Il y a quatre ans, quand le jeune homme a étudié le marché, il a rapidement constaté que le Maroc comptait très peu d’entreprises d’aménagement paysager capables de répondre à des appels de promoteurs immobiliers et d’architectes. « Au bout d’un an, je me suis tourné vers Jean-Marc Simon (PDG de Florabora en France, ndrl), lui proposant alors d’installer une entreprise indépendante du même nom, qui serait ainsi une extension au Maroc de sa société », raconte-t-il.
Après avoir envisagé de s’installer à Marrakech, Florabora prend pied à Casablanca, « parce que c’est ici que tout se passe et aussi pour l’excellent acheminement du fret dont nous bénéficions en provenance de Montpellier », précise Azedine Bayben.
Ambitieuse, la filiale marocaine lance un vaste chantier – pépinière de 5 hectares, bureaux, serre… – à Bouskoura. « Pendant les travaux la Maison de la région Languedoc-Roussillon nous a accueillis. Elle nous a permis de frapper directement aux bonnes portes, grâce notamment aux nombreuses relations de Bernard Goeminne, son ancien directeur, car il y a un gros travail de relationnel à faire ici », indique Azedine Bayben.

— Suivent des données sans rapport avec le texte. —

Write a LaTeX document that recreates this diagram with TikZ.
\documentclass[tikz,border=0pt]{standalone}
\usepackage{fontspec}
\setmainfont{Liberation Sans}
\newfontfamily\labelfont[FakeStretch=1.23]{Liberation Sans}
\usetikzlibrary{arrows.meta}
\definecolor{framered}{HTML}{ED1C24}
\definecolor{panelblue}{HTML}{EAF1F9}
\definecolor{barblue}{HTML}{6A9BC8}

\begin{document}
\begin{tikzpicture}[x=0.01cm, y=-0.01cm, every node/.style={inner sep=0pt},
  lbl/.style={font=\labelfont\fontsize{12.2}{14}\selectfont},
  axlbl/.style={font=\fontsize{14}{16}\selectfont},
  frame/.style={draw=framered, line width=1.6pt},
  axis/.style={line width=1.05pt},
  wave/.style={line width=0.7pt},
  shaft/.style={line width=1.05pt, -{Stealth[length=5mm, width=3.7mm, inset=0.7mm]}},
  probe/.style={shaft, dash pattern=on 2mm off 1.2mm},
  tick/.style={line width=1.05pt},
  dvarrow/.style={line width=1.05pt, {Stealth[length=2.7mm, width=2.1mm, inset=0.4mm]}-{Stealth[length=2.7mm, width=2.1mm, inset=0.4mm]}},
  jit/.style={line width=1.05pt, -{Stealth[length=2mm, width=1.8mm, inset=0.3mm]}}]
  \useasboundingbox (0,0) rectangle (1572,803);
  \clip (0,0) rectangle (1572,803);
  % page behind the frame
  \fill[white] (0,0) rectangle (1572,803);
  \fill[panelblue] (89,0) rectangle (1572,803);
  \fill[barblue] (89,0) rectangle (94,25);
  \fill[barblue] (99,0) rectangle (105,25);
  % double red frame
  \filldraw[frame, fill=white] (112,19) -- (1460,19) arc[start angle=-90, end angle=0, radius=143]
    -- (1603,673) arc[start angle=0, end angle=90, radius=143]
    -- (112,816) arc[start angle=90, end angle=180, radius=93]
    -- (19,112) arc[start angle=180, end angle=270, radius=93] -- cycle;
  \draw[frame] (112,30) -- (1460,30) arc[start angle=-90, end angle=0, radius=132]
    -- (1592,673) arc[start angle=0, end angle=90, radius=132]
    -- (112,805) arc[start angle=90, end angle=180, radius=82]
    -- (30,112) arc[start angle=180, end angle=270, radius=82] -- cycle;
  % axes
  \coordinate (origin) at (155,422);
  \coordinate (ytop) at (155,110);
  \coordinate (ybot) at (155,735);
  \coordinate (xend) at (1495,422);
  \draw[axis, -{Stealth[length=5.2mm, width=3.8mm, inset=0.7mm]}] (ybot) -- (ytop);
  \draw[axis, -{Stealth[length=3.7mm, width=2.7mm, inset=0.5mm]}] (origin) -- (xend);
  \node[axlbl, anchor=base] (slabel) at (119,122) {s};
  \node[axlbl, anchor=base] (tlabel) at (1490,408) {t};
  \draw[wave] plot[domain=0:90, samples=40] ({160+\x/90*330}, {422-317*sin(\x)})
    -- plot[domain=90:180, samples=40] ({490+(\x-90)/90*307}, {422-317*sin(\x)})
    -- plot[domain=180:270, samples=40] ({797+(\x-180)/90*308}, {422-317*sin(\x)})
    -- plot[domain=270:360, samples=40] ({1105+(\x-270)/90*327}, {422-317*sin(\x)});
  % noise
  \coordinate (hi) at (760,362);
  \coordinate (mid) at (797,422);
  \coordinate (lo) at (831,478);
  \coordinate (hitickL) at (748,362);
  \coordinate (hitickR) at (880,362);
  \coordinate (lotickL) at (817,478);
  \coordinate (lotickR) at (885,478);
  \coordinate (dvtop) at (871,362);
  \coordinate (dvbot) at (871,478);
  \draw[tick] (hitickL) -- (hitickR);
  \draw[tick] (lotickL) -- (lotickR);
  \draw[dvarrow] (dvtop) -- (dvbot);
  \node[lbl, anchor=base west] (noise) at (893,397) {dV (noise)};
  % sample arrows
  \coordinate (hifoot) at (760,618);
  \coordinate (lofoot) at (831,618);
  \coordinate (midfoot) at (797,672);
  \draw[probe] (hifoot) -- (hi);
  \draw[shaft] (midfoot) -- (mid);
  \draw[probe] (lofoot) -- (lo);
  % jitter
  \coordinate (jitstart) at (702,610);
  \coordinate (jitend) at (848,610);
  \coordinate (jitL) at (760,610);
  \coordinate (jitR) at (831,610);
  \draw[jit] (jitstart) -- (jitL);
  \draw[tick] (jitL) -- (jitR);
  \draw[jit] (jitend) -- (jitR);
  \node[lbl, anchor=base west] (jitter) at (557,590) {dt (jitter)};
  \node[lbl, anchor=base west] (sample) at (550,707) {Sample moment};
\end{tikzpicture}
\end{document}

Aujourd’hui, Florabora Maroc fait de l’aménagement végétal d’intérieur pour de grandes entreprises comme Dell, ainsi qu’en extérieur « pour des promoteurs immobiliers et nous nous ouvrons de plus en plus vers les murs et les toits végétalisés », ajoute-t-il. Positif, Azedine Bayben minimise les difficultés qu’il a pu rencontrer jusqu’ici. « C’est clair qu’il ne faut pas simplement déposer une demande, en espérant qu’on veuille bien vous répondre ». Il faut « courir derrière son dossier », prévient-il. Mais « une fois que l’on sait s’adapter, alors les procédures peuvent aller vite, parfois même plus vite qu’en France », assure-t-il.